Vagina. Pussy. Cunt. Twat. Poochy. Whoo-ha. Down there.
We have a ton of words for the vagina, but the average person knows very little about this aspect of the human anatomy, which is pretty amazing considering how integral it is to your day-to-day life. So I figured that I would write an overview of information about the vagina, because some of you may be interacting with vaginas regularly – your own, your partner’s, or both, or maybe you are just interesting because vaginas ARE interesting.
First off, vaginas and penises are both genitalia. They tell you your SEX, not your gender. Gender is a social construct and is how you define yourself in your head. Sex is on the spectrum ranging from male to female. Gender is on the spectrum from man to woman. (Gender expression, which is how you present yourself in dress and actions ranges from masculine to feminine). Quick note: people can have both male and female genitalia or hormones that are not in sync with the genitalia that they have, which is called intersex,
nothermaphrodite (hermaphrodite is seen as very, very disrespectful).
Now, vagina is usually referred to in a pretty broad way meaning almost anything between a female’s legs, but this is not the case. The vagina only refers to the actual inside of the hole that is the vagina. The labia majora and minora (the lips… or as my partner and I call them, petals), the urethra (where pee comes out), and the anus are not part of the vagina.
The following diagram shows all the individual parts of the anatomy:
Now that we know the parts that we are talking about, let’s dive in.
First of all, when a vagina is aroused the muscles in the vagina relax. These muscles can be tightened, which happens naturally when you orgasm, by practicing with kaegles or ben-waa balls (both of which help you tighten when you want to). When people say, however, that they are only having sex with ‘tight pussies’ that means that they are having sec with unaroused pussies and they are doing something wrong. Vaginas also hold their form really well. After childbirth, or the insertion of something very large, the vagina may take some time to return to its original shape, but even then it will go back – a process which can be sped by kaegles and the ben waa balls.
Vaginas also secrete a mucus when they are aroused – which is why you ‘get wet’. Different females have a different consistency and texture of their mucus and different stages in the menstrual cycle generate differences as well. If there is a noticeable change in scent, color, or texture you should talk to your doctor as this could be a sign of a problem, but some discharge and wetness when aroused is normal.
Vaginas all have different smells, and they do have an odor, but this is not a bad thing. Having that slight odor means your vagina is doing what it is supposed to do. Using a spray to make it smell better is actually NOT GOOD because the spray changes the pH of your vagina which can allow for bacteria to grow and yeast infections of urinary tract infections (if the bacteria spreads to the urethra) to occur. Douching is also very bad for your body – do not do it.
If you think your vagina is smelly use a pH sensitive soap and a washcloth and clean the outside of it gently. Dove is an example of a soap that is good for this. Bathing regularly and after exercise or sex will help reduce the smell. When semen is left in the vagina, there is typically a strong foul odor that comes from this – so be aware of this as well.

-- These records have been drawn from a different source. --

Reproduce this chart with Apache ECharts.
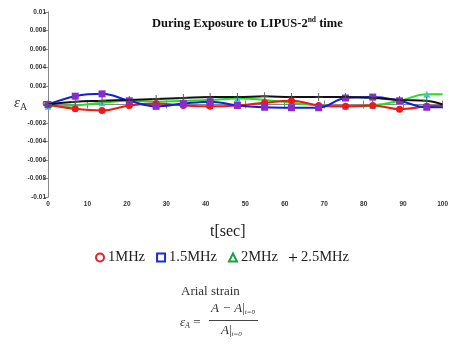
<!DOCTYPE html>
<html>
<head>
<meta charset="utf-8">
<script src="https://cdn.jsdelivr.net/npm/echarts@6/dist/echarts.min.js"></script>
<style>html,body{margin:0;padding:0;background:#fff}#c{width:451px;height:349px}</style>
</head>
<body>
<div id="c"></div>
<script>
// time points (sec)
var times = [0, 6.9, 13.7, 20.6, 27.4, 34.3, 41.1, 48, 54.9, 61.7, 68.6, 75.4, 82.3, 89.1, 96, 100];
var s1MHz  = [0, -0.00047, -0.00065, -0.0001, 0.0001, -0.0001, -0.0002, -0.0001, 0.0002, 0.0004, -0.0001, -0.0002, -0.0001, -0.0005, -0.0002, -0.0001];
var s15MHz = [0, 0.0009, 0.00115, 0.0004, -0.0002, 0.0001, 0.0003, -0.0001, -0.0003, -0.00035, -0.00035, 0.0007, 0.0008, 0.0004, -0.0003, -0.0003];
var s2MHz  = [-0.0002, -0.0001, 0.0002, 0.0004, 0.0003, 0.0004, 0.0005, 0.00065, 0.0005, 0.0002, -0.0001, -0.0002, -0.0001, 0.0004, 0.0011, 0.0011];
var s25MHz = [0, 0.0003, 0.0004, 0.0005, 0.0006, 0.0007, 0.0008, 0.0008, 0.0009, 0.0008, 0.0008, 0.0008, 0.0007, 0.0005, 0.0004, 0];
var seriesNames = ['1MHz', '1.5MHz', '2MHz', '2.5MHz'];
var xTicks = [0, 10, 20, 30, 40, 50, 60, 70, 80, 90, 100];

function pairs(vals) {
  return vals.map(function (v, i) {
    var p = { value: [times[i], v] };
    if (i === vals.length - 1) p.symbol = 'none';
    return p;
  });
}
var plusPath = 'path://M-0.7,-6H0.7V-0.7H6V0.7H0.7V6H-0.7V0.7H-6V-0.7H-0.7Z';
var serif = '"Liberation Serif", "Times New Roman", serif';
var sans = '"Liberation Sans", Arial, sans-serif';

var chart = echarts.init(document.getElementById('c'), null, { renderer: 'canvas' });
var axisLbl = { fontSize: 6.5, fontWeight: 'bold', color: '#333', fontFamily: sans };
chart.setOption({
  animation: false,
  backgroundColor: '#fff',
  grid: { left: 48, right: 3, top: 12, bottom: 152 },
  xAxis: [{
    type: 'value', min: 0, max: 100, interval: 10,
    axisLine: { lineStyle: { color: '#888', width: 1 } },
    axisTick: { inside: true, length: 4, lineStyle: { color: '#888' } },
    axisLabel: Object.assign({ margin: 4 }, axisLbl),
    splitLine: { show: false }
  }, {
    type: 'value', min: 0, max: 100, interval: 10, position: 'top',
    axisLine: { show: true, lineStyle: { color: '#888', width: 1 } },
    axisTick: { inside: true, length: 4, lineStyle: { color: '#888' } },
    axisLabel: { show: false }, splitLine: { show: false }
  }],
  yAxis: [{
    type: 'value', min: -0.01, max: 0.01, interval: 0.002,
    axisLine: { show: true, lineStyle: { color: '#888', width: 1 } },
    axisTick: { show: true, inside: false, length: 3, lineStyle: { color: '#888' } },
    axisLabel: Object.assign({ margin: 2, formatter: function (v) { return +v.toFixed(3) + ''; } }, axisLbl),
    splitLine: { show: false }
  }, {
    type: 'value', min: -0.01, max: 0.01, interval: 0.002, position: 'right',
    axisLine: { show: true, lineStyle: { color: '#888', width: 1 } },
    axisTick: { show: true, inside: true, length: 4, lineStyle: { color: '#888' } },
    axisLabel: { show: false }, splitLine: { show: false }
  }],
  legend: {
    bottom: 79, left: 90, itemGap: 11, itemWidth: 8, itemHeight: 8,
    textStyle: { fontFamily: serif, fontSize: 14.5, color: '#222', padding: [0, 0, 0, -1] },
    data: [
      { name: seriesNames[0], icon: 'circle', itemStyle: { color: '#fff', borderColor: '#e0202a', borderWidth: 2 } },
      { name: seriesNames[1], icon: 'rect', itemStyle: { color: '#fff', borderColor: '#1a2fd0', borderWidth: 2 } },
      { name: seriesNames[2], icon: 'triangle', itemStyle: { color: '#fff', borderColor: '#1fa040', borderWidth: 2 } },
      { name: seriesNames[3], icon: plusPath, itemStyle: { color: '#111' } }
    ]
  },
  series: [{
    name: seriesNames[0], type: 'line', smooth: 0.4, data: pairs(s1MHz),
    lineStyle: { color: '#f01818', width: 2 }, itemStyle: { color: '#f01818' },
    symbol: 'circle', symbolSize: 7, z: 3
  }, {
    name: seriesNames[1], type: 'line', smooth: 0.4, data: pairs(s15MHz),
    lineStyle: { color: '#1020e0', width: 2 }, itemStyle: { color: '#8a2ccc' },
    symbol: 'rect', symbolSize: 7, z: 4
  }, {
    name: seriesNames[2], type: 'line', smooth: 0.4, data: pairs(s2MHz),
    lineStyle: { color: '#22e022', width: 2 }, itemStyle: { color: '#40c8c8' },
    symbol: 'triangle', symbolSize: 7, z: 2
  }, {
    name: seriesNames[3], type: 'line', smooth: 0.4, data: pairs(s25MHz),
    lineStyle: { color: '#111', width: 2 }, itemStyle: { color: '#555' },
    symbol: plusPath, symbolSize: 8, z: 5
  }],
  graphic: [
    { type: 'text', left: 152, top: 16, style: {
      text: '{t|During Exposure to LIPUS-2}{s|nd}{t| time}',
      rich: { t: { fontFamily: serif, fontWeight: 'bold', fontSize: 12.5, fill: '#111', verticalAlign: 'bottom' },
              s: { fontFamily: serif, fontWeight: 'bold', fontSize: 7.5, fill: '#111', verticalAlign: 'top', padding: [0, 0, 6, 0] } } } },
    { type: 'text', left: 14, top: 96, style: {
      text: '{e|ε}{a|A}', rich: { e: { fontFamily: serif, fontStyle: 'italic', fontSize: 15, fill: '#333' },
                                 a: { fontFamily: serif, fontSize: 10, fill: '#333', padding: [8, 0, 0, 0] } } } },
    { type: 'text', left: 210, top: 224, style: { text: 't[sec]', fontFamily: serif, fontSize: 16, fill: '#222' } },
    { type: 'text', left: 181, top: 285, style: { text: 'Arial strain', fontFamily: serif, fontSize: 13, fill: '#333' } },
    { type: 'text', left: 180, top: 316, style: {
      text: '{e|ε}{a|A}{q| =}', rich: { e: { fontFamily: serif, fontStyle: 'italic', fontSize: 13, fill: '#333' },
        a: { fontFamily: serif, fontStyle: 'italic', fontSize: 8, fill: '#333', padding: [6, 0, 0, 0] },
        q: { fontFamily: serif, fontSize: 13, fill: '#333' } } } },
    { type: 'text', left: 211, top: 302, style: {
      text: '{v|A − A}{b||}{s|t=0}', rich: { v: { fontFamily: serif, fontStyle: 'italic', fontSize: 13, fill: '#333' },
        b: { fontFamily: serif, fontSize: 13, fill: '#333' },
        s: { fontFamily: serif, fontStyle: 'italic', fontSize: 7, fill: '#333', padding: [8, 0, 0, 0] } } } },
    { type: 'line', shape: { x1: 209, y1: 320.5, x2: 258, y2: 320.5 }, style: { stroke: '#444', lineWidth: 1 } },
    { type: 'text', left: 221, top: 324, style: {
      text: '{v|A}{b||}{s|t=0}', rich: { v: { fontFamily: serif, fontStyle: 'italic', fontSize: 13, fill: '#333' },
        b: { fontFamily: serif, fontSize: 13, fill: '#333' },
        s: { fontFamily: serif, fontStyle: 'italic', fontSize: 7, fill: '#333', padding: [8, 0, 0, 0] } } } }
  ]
});
</script>
</body>
</html>
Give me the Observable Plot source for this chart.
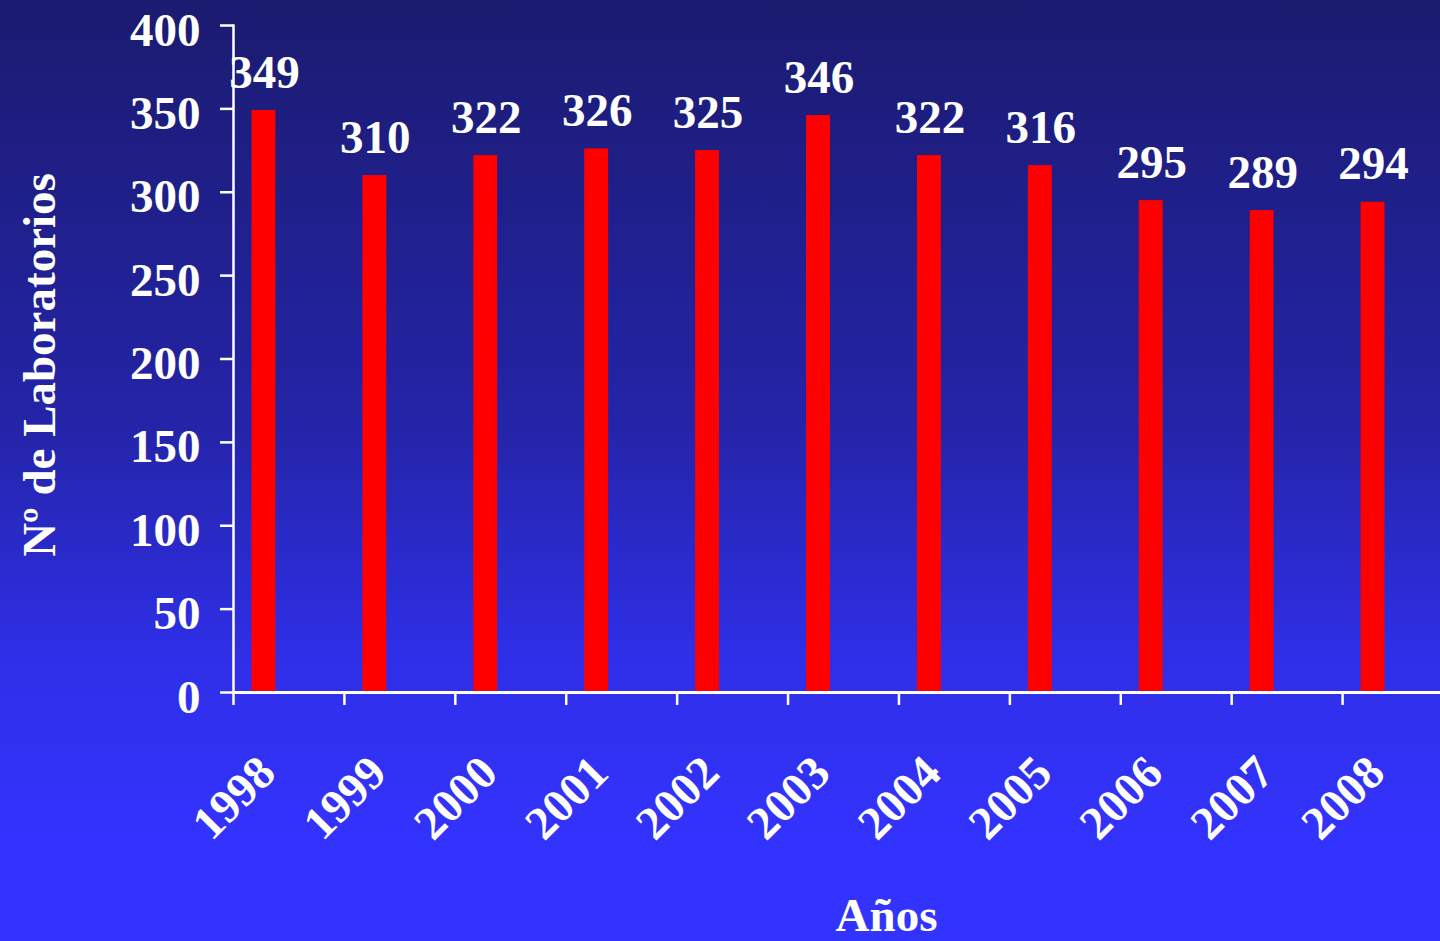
<!DOCTYPE html>
<html>
<head>
<meta charset="utf-8">
<script src="https://cdn.jsdelivr.net/npm/d3@7"></script>
<script src="https://cdn.jsdelivr.net/npm/@observablehq/plot@0.6"></script>
<style>
  html, body { margin: 0; padding: 0; overflow: hidden; width: 1440px; height: 941px; }
  body { background: linear-gradient(to bottom, #1b1b70 0%, #2424a8 45%, #2f2fe8 70%, #3333ff 90%, #3333ff 100%); }
  #chart { width: 1440px; height: 941px; overflow: hidden; }
  #chart svg { display: block; background: transparent; max-width: none !important; width: 1453px; height: 941px; }
</style>
</head>
<body>
<div id="chart"></div>
<script>
const years = ["1998","1999","2000","2001","2002","2003","2004","2005","2006","2007","2008"];
const values = [349, 310, 322, 326, 325, 346, 322, 316, 295, 289, 294];
const yTicks = [0, 50, 100, 150, 200, 250, 300, 350, 400];
const yTitle = "Nº de Laboratorios";
const xTitle = "Años";

const data = years.map((y, i) => ({year: y, value: values[i]}));
const font = {fontSize: 47, fontWeight: "bold", fill: "white"};

const chart = Plot.plot({
  width: 1453,
  height: 941,
  marginLeft: 233,
  marginRight: 0,
  marginTop: 25,
  marginBottom: 249,
  style: {fontFamily: "'Liberation Serif', 'Times New Roman', serif", fontWeight: "bold", color: "white", background: "transparent", maxWidth: "none"},
  x: {domain: years, padding: 0, round: false, axis: null},
  y: {domain: [0, 400], axis: null},
  marks: [
    Plot.barY(data, {x: "year", y: "value", fill: "#ff0000", insetLeft: 18.5, insetRight: 68.5}),
    Plot.text(data, {x: "year", y: "value", text: d => String(d.value), dx: -24.5, dy: -23, lineAnchor: "bottom", ...font}),
    Plot.axisY({ticks: yTicks, tickSize: 13, tickFormat: () => "", strokeWidth: 2.5, label: null}),
    Plot.axisY({ticks: yTicks, tickSize: 0, tickPadding: 33, fontSize: 47, fontWeight: "bold", dy: 5, label: null}),
    Plot.frame({anchor: "left", stroke: "white", strokeWidth: 2.5}),
    Plot.ruleY([0], {stroke: "white", strokeWidth: 3}),
    Plot.ruleX(years, {x: d => d, y1: 0, y2: -7.8, dx: -55.45, stroke: "white", strokeWidth: 2.5}),
    Plot.text(years, {x: d => d, frameAnchor: "bottom", rotate: -45, textAnchor: "end", lineAnchor: "bottom", dx: -11, dy: 83, ...font}),
    Plot.text([yTitle], {frameAnchor: "left", rotate: -90, dx: -194, dy: 6, textAnchor: "middle", lineAnchor: "middle", ...font}),
    Plot.text([xTitle], {frameAnchor: "bottom", dx: 43, dy: 238, textAnchor: "middle", lineAnchor: "bottom", ...font})
  ]
});
document.getElementById("chart").appendChild(chart);
</script>
</body>
</html>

Now the clit is something that most people have a very hard time understanding, but it is an important tool for sex. Females actually can almost never come without clitoral stimulation. Now before you get angry that you can orgasm from insertion, wait! We are getting to that.
The clit has three times as many nerve endings as the penis, so even though it is much smaller, it does generate a lot of sensation. Everyone’s nerves may be aligned slightly differently, some parts of your clit may be more sensitive than someone else’s, and you may like some sensations better than others – play around by yourself and with your partner and figure out what feels best for you!
Now – here is a diagram of the clitoris. As you can see, the part of the clitoris on the outside of the body is only a small piece of the whole entity. The part of your clitoris that can be seen from the outside is, obviously, very sensitive. Sensitivity increases when it is touched or rubbed because blood rushes to the area causing it to swell (just like a penis). If the external clitoris is rubbed for too long, it can become painful – so make sure you are communicating with your partner and stopping if this is the case, if you continue to touch it can lead to nerve damage.
So the clitoris is much more than the outside piece and can actually be touched through the vagina. The ‘G-spot’ that is said to be (1) hard to find and (2) able to give female’s orgasms through magic is actually just part of the internal clitoris.
Now, the ‘G-spot’ is located two to three inches into the vagina on the front wall, so if your partner is facing you, then would pull their fingers back towards themselves. Curl the fingers in a ‘come hither’ motion over and over. When your partner is on this spot, you will know – play around with it and see how it feels. So those of you who are cumming from insertion – I told you it was still the clitoris.
Obviously, this is not magic – your partner is catching a part of your body that is dense with nerve endings. Yay! The more you and your partner experiment with this, the more it will make sense. Be vocal – tell them what feels good and what doesn’t. Explore your body with a mirror, know what feels best on your own and then work with your partner to incorporate that into play.